DefiningImageAccess/Resource/SchemaAlignment
From ImageWeb
Contents |
Schema Alignment Work
Work on schema and data alignment has been under way for many years in the relational database community (cf. Doan and Halevy, below), but more recently the needs are appearing in slightly different form for dealing with disparate Semantic Web schemas and ontologies.
Papers
- http://pages.cs.wisc.edu/~anhai/papers/si-survey-db-community.pdf - Doan and Halevy, Semantic Integration Research in the Database Community: A Brief Survey. I found this to be a useful background paper, covering some basic problems and techniques of semantic schema alignment.
- http://www.ics.forth.gr/isl/publications/paperlink/Mapping_TR385_December06.pdf - Haridimos Kondylakis, Martin Doerr and Dimitris Plexousakis, Mapping Language for Information Integration. Describes a mapping language for schema alignment that captures a number of commonly needed alignment patterns.
- http://drops.dagstuhl.de/opus/volltexte/2005/48/pdf/04391.StuckenschmidtHeiner1.Paper.48.pdf - Noy and Stuckenschmidt, Ontology Alignment: An annotated Bibliography. This survey appears to have greater emphasis on schema alignment work for the Semantic Web.
- http://portal.acm.org/citation.cfm?id=1188913.1188916 - Huimin Zhao, Semantic Matching Across Heterogeneous Data Sources, CACM January 2007. This article is oriented toward databases rather than the Semantic Web, and emphasizes the approach of dealing with schema alignment separately from instance alignment.
Links
- http://pages.cs.wisc.edu/~anhai/projects/schema-matching.html - Schema & Ontology Matching page by AnHai Doan.

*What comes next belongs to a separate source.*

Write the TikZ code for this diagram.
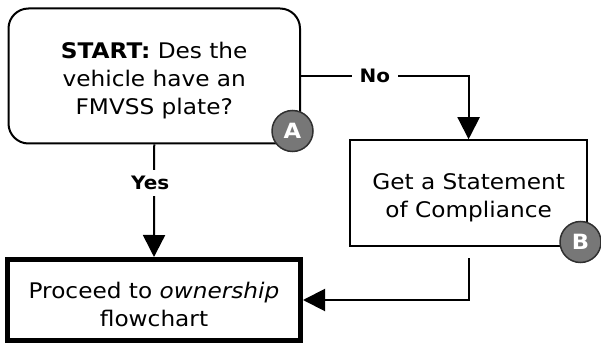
\documentclass[tikz,border=0pt]{standalone}
\usepackage{fontspec}
\setmainfont[FakeStretch=1.08]{DejaVu Sans}
\usetikzlibrary{arrows.meta}

\newcommand\boxfont{\fontsize{21.5}{28}\selectfont}
\newcommand\labfont{\fontsize{18.5}{20}\selectfont\bfseries}
\newcommand\tagfont{\fontsize{21}{21}\selectfont\bfseries}
\newcommand\lowstrut{\rule{0pt}{25pt}}
\definecolor{taggray}{HTML}{777777}
\definecolor{tagedge}{HTML}{303030}

\begin{document}
\begin{tikzpicture}[x=1pt,y=-1pt]
\tikzstyle{every node}+=[inner sep=0pt]
\tikzstyle{conn}=[line width=2pt, -{Triangle[length=22pt,width=22pt]}]
\tikzstyle{lab}=[fill=white, inner xsep=8pt, inner ysep=6pt, font=\labfont]
\tikzstyle{tag}=[circle, draw=tagedge, line width=1.5pt, fill=taggray, minimum size=41pt, text=white, font=\tagfont]
\useasboundingbox (0,0) rectangle (601,344);
% boxes
\node [draw, line width=2pt, rounded corners=20pt, minimum width=291.5pt, minimum height=135pt, align=center, font=\boxfont] (start) at (154.25,76) {\lowstrut\textbf{START:} Des the\\vehicle have an\\FMVSS plate?};
\node [draw, line width=1.5pt, minimum width=237pt, minimum height=106pt, align=center, font=\boxfont] (soc) at (468.6,193) {\lowstrut Get a Statement\\of Compliance};
\node [draw, line width=5pt, minimum width=293pt, minimum height=81pt, align=center, font=\boxfont] (owner) at (154,300) {\lowstrut Proceed to \textit{ownership}\\flowchart};
% tags
\node [tag] (tagA) at (292.5,131) {A};
\node [tag] (tagB) at (580.5,242) {B};
% connectors
\coordinate (socout) at (468.6,258);
\draw [conn] (start.east) -| node [lab, pos=0.22] {No} (soc.north);
\draw [conn] (start.south) -- node [lab, pos=0.34, xshift=-4pt] {Yes} (owner.north);
\draw [conn] (socout) |- (owner.east);
\end{tikzpicture}
\end{document}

- http://www.ics.forth.gr/isl/publications/by_year.jsp?Year_of_publication=2006 - references a number of other papers by Martin Doerr that are not online, and which I have not been able to review.
- Meetings/20070426/MartinDoerr - notes from a telephone conversation with Martin Doerr, with allusions to unpublished materials.

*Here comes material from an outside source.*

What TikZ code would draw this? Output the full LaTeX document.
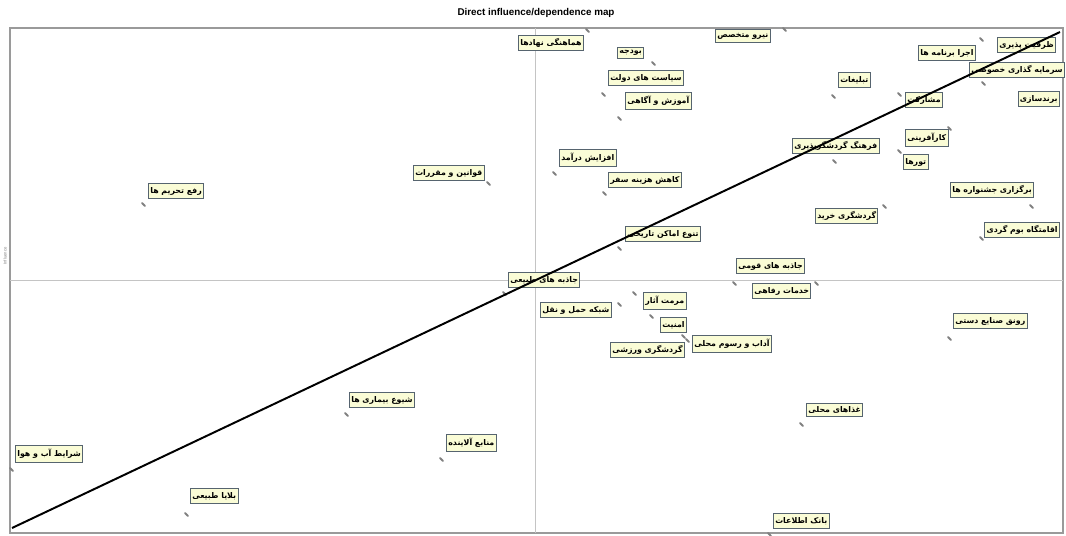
\documentclass[tikz,border=0pt]{standalone}
\usepackage{fontspec}
\setmainfont{Liberation Sans}
\newfontfamily\farsifont[Script=Arabic]{DejaVu Sans}
\TeXXeTstate=1
\definecolor{boxfill}{HTML}{FAFCD6}
\definecolor{boxline}{HTML}{56646F}
\definecolor{frameline}{HTML}{9A9A9A}
\definecolor{axisline}{HTML}{C4C4C4}

\begin{document}
\begin{tikzpicture}[x=0.025cm,y=-0.025cm,
  varbox/.style={draw=boxline,line width=0.7pt,fill=boxfill,inner xsep=1.3pt,inner ysep=2.4pt,anchor=west,
    font=\farsifont\bfseries\fontsize{5.6}{6}\selectfont},
  varpt/.style={draw=gray,line width=1.3pt,line cap=round},
  frame/.style={draw=frameline,line width=1pt},
  axis/.style={draw=axisline,line width=0.6pt},
  ]
\useasboundingbox (0,0) rectangle (1066,535);
\node[font=\bfseries\fontsize{7}{8}\selectfont] (title) at (536,13) {Direct influence/dependence map};
\node[rotate=90,font=\fontsize{3}{3}\selectfont,gray] (infl) at (5,256) {Influence};
\draw[frame] (10,28) rectangle (1063,533);
\draw[axis] (10,280) -- (1063,280);
\draw[axis] (535,28) -- (535,533);

\foreach \n/\mx/\my/\bx/\by/\t in {
  1/586/29/518/43/هماهنگی نهادها,
  2/783/28/715/36/نیرو متخصص,
  3/652/62/617/53/بودجه,
  4/602/93/608/78/سیاست های دولت,
  5/618/117/625/101/آموزش و آگاهی,
  6/832/95/838/80/تبلیغات,
  7/980/38/918/53/اجرا برنامه ها,
  8/1046/38/997/45/ظرفیت پذیری,
  11/898/93/905/100/مشارکت,
  12/948/127/905/138/کارآفرینی,
  13/833/160/792/146/فرهنگ گردشگرپذیری,
  14/898/150/903/162/تورها,
  15/1030/205/950/190/برگزاری جشنواره ها,
  16/883/205/815/216/گردشگری خرید,
  18/487/182/413/173/قوانین و مقررات,
  19/553/172/559/158/افزایش درآمد,
  20/603/192/608/180/کاهش هزینه سفر,
  21/618/247/625/234/تنوع اماکن تاریخی,
  22/142/203/148/191/رفع تحریم ها,
  23/503/292/508/280/جاذبه های طبیعی,
  24/618/303/540/310/شبکه حمل و نقل,
  25/633/292/643/301/مرمت آثار,
  26/650/315/660/325/امنیت,
  27/686/339/692/344/آداب و رسوم محلی,
  28/682/335/610/350/گردشگری ورزشی,
  29/733/282/736/266/جاذبه های قومی,
  30/815/282/752/291/خدمات رفاهی,
  31/948/337/953/321/رونق صنایع دستی,
  32/345/413/349/400/شیوع بیماری ها,
  33/440/458/446/443/منابع آلاینده,
  34/10/468/15/454/شرایط آب و هوا,
  35/185/513/190/496/بلایا طبیعی,
  36/800/423/806/410/غذاهای محلی,
  37/768/533/773/521/بانک اطلاعات}{
  \coordinate (p\n) at (\mx,\my);
  \draw[varpt] (p\n) -- ++(3,3);
  \node[varbox] (v\n) at (\bx,\by) {\beginR\t\endR};
}
\coordinate (p9) at (982,82);
\draw[varpt] (p9) -- ++(3,3);
\node[varbox,anchor=east] (v9) at (1065,70) {\beginR سرمایه گذاری خصوصی\endR};
\node[varbox,anchor=east] (v10) at (1060,99) {\beginR برندسازی\endR};
\coordinate (p17) at (980,237);
\draw[varpt] (p17) -- ++(3,3);
\node[varbox,anchor=east] (v17) at (1060,230) {\beginR اقامتگاه بوم گردی\endR};

\coordinate (lo) at (12,528);
\coordinate (hi) at (1060,32);
\draw[line width=1.4pt] (lo) -- (hi);
\end{tikzpicture}
\end{document}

- DefiningImageAccess/Standard/CIDOC - notes about CIDOC CRM Core, which seems to have promise as a basis for aligning a range of observation- and media-related metadata standards.
Commentary
We make much of separating schema alignment from coreference, without being entirely clear about what we mean by this. Partly, the distinction isn't always clear but, roughly, what this means is distinguishing between ontology- or schema-alignment and detecting references to the same object or instance in different data sources.
Work on relational database alignment has an easier time of it: the distinction between schema and table data is clear. This is discussed in a recent CACM article: Semantic Matching Across Heterogeneous Data Sources, Huimin Zhao, January 2007 (http://portal.acm.org/citation.cfm?id=1188913.1188916).
For semantic web data, the distinction is sometimes less clear, as there can be some lack of clarity about whether a term is a class (an ontological or schema element) or an instance -- e.g., see http://www.w3.org/TR/swbp-classes-as-values/. Some examples:
- animals vs plants - these would usually be recognized as classes of objects
- Dolly the sheep - an instance of a sheep
- Hydrogen - the class of hydrogen atoms, but statements about Hydrogen might be treating Hydrogen as an instance.
- A strain, or genetic line, of drosophila: a subclass of all drosophila, but gene expression observations would likely relate to this as an instance.
On reflection, I think the initial distinction may be fairly easy: if a term appears in instance data, then recognizing different terms meaning the same thing in different instance data is a coreference problem. If different instance stores describe the same attributes using different schematic structures, then schema alignment is needed. This distinction isn't unambiguous, but I think it serves as a starting point.